Short x-ray pulses reveal the source of light-induced ferroelectricity

Terahertz frequency laser pulses are a powerful tool to manipulate the properties of quantum materials through tailored modifications of their crystal structure. Light-induced ferroelectricity in SrTiO₃ is a remarkable demonstration of these physics. Under mid-infrared illumination, this material transforms into a state of permanently ordered electrical dipoles, which are absent in its equilibrium phase diagram. A team of researchers from the Max Planck Institute for the Structure and Dynamics of Matter (MPSD, Germany), SLAC National Accelerator Laboratory (USA) and PSI performed an experiment at the Bernina beamline of the SwissFEL X-ray Free Electron Laser to identify the intrinsic interactions relevant to creating this state. The new insight was gained not by detecting the position of the atoms, but by measuring the fluctuations around these atomic positions. The result provides evidence that these fluctuations are reduced, which may explain why the dipolar structure is more ordered than in equilibrium, and why a ferroelectric state could be induced. ¹

Ferroelectric materials are characterized by the spontaneous parallel alignment of electric dipoles, leading to a macroscopic polarisation that can point in two opposite directions. The pointing direction can be switched by an electric field, enabling use of ferroelectrics in the digital storage and processing components of modern electronic devices. 

Strontium titanate, SrTiO_3­, is a so-called quantum paraelectric. Unlike many of the ferroelectric materials, SrTiO₃ lacks a macroscopic ferroelectric state. Yet, abundant experimental evidence shows that quantum fluctuations of the crystal lattice prevent the long-range order to develop. 

In 2019 optical measurements found that SrTiO₃ transforms into a ferroelectric when certain vibrations of the crystal lattice are excited by intense pulses in the mid-infrared². At the time, the nonlinear response of the crystal lattice was speculated to be the origin of this effect, resulting in the formation of strain that helps the material to become ferroelectric.

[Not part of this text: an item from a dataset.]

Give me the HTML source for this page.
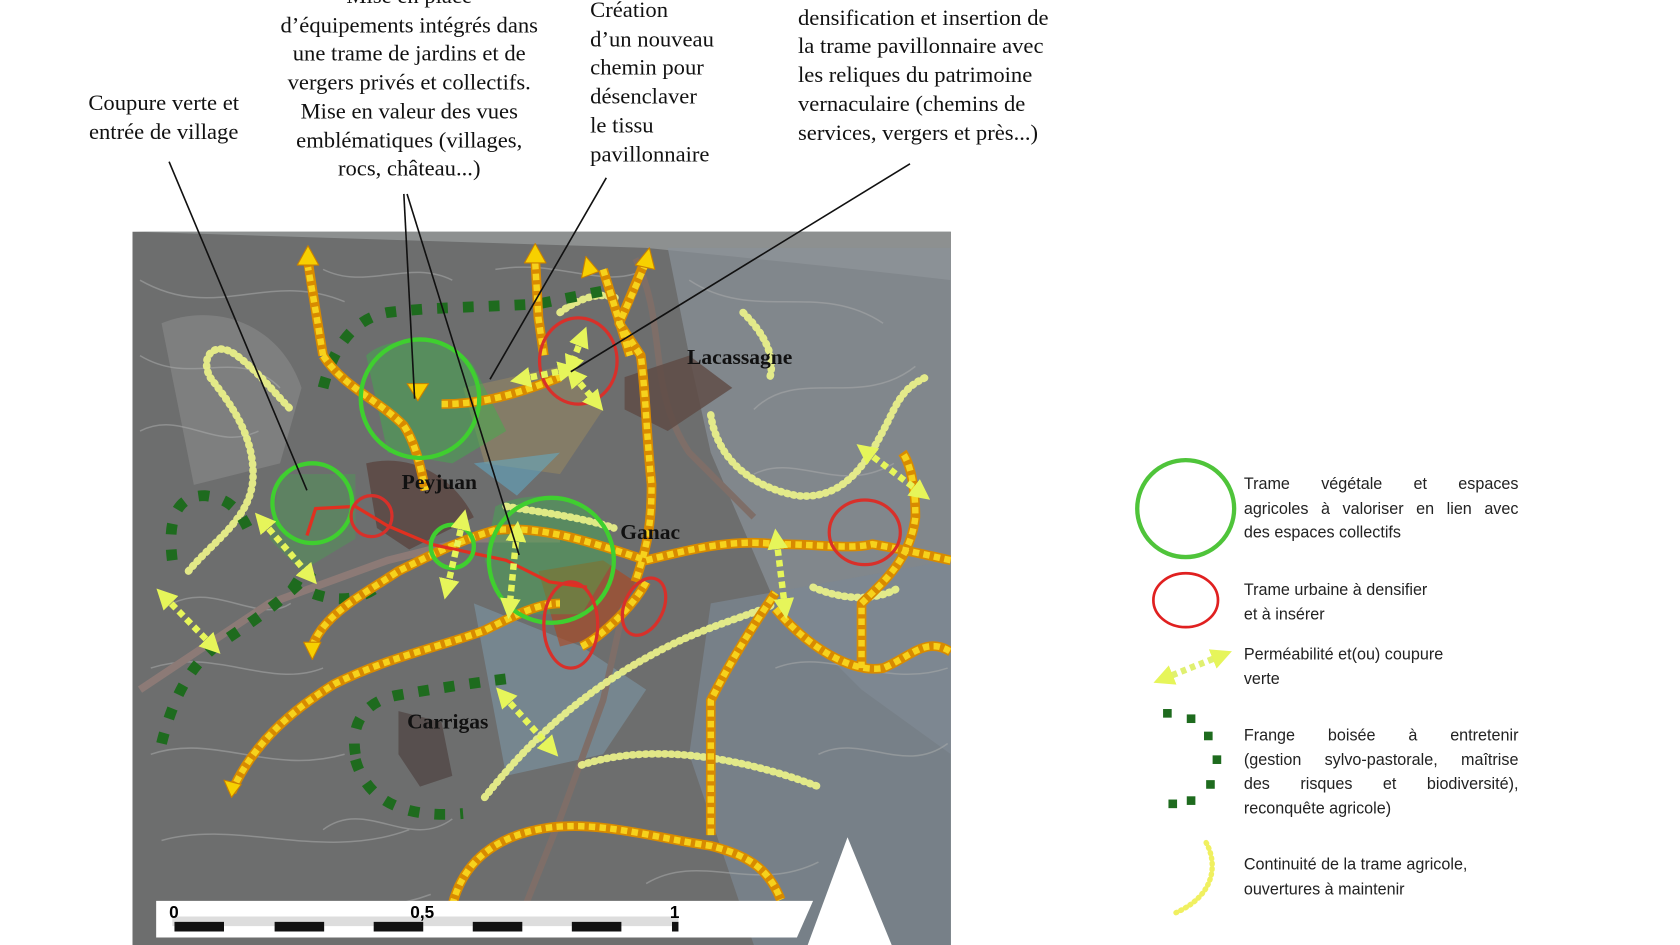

However, direct measurements of the strain, and even more importantly of the fluctuations of the atomic positions on the earliest timescales after the mid-IR excitation impact were lacking.

Now, the researchers combined the mid-infrared excitation with femtosecond x-ray pulses from the SwissFEL free electron laser to shine light on these dynamics, which take place on the sub-picosecond time scale – shorter than a trillionth of a second. They detected the diffuse scattering arising from disorder in the atomic arrangement, which is sensitive to fluctuations, in other words noise, of the crystal lattice. 

Experimentally the team found that the fluctuations of certain rotational modes in the SrTiO₃ lattice, which obstruct the formation of long-range ferroelectricity, were rapidly reduced by the pulsed mid-infrared excitation. Such suppression does not occur in this material in equilibrium and hints at the origin of the light-induced ferroelectricity. This was confirmed by a rigorous theoretical analysis that revealed complex, high-order interactions between a set of lattice vibrations and the strain as the source of these observations. 

The fact that certain lattice fluctuations, which prevent the formation of long-range ferroic order, can be suppressed by dynamic means is new and offers possibilities for similar behavior in other quantum materials. Furthermore, the results discussed here may have wider implications beyond the physics of SrTiO₃, including switching of magnetic phases and enhancement of superconductivity.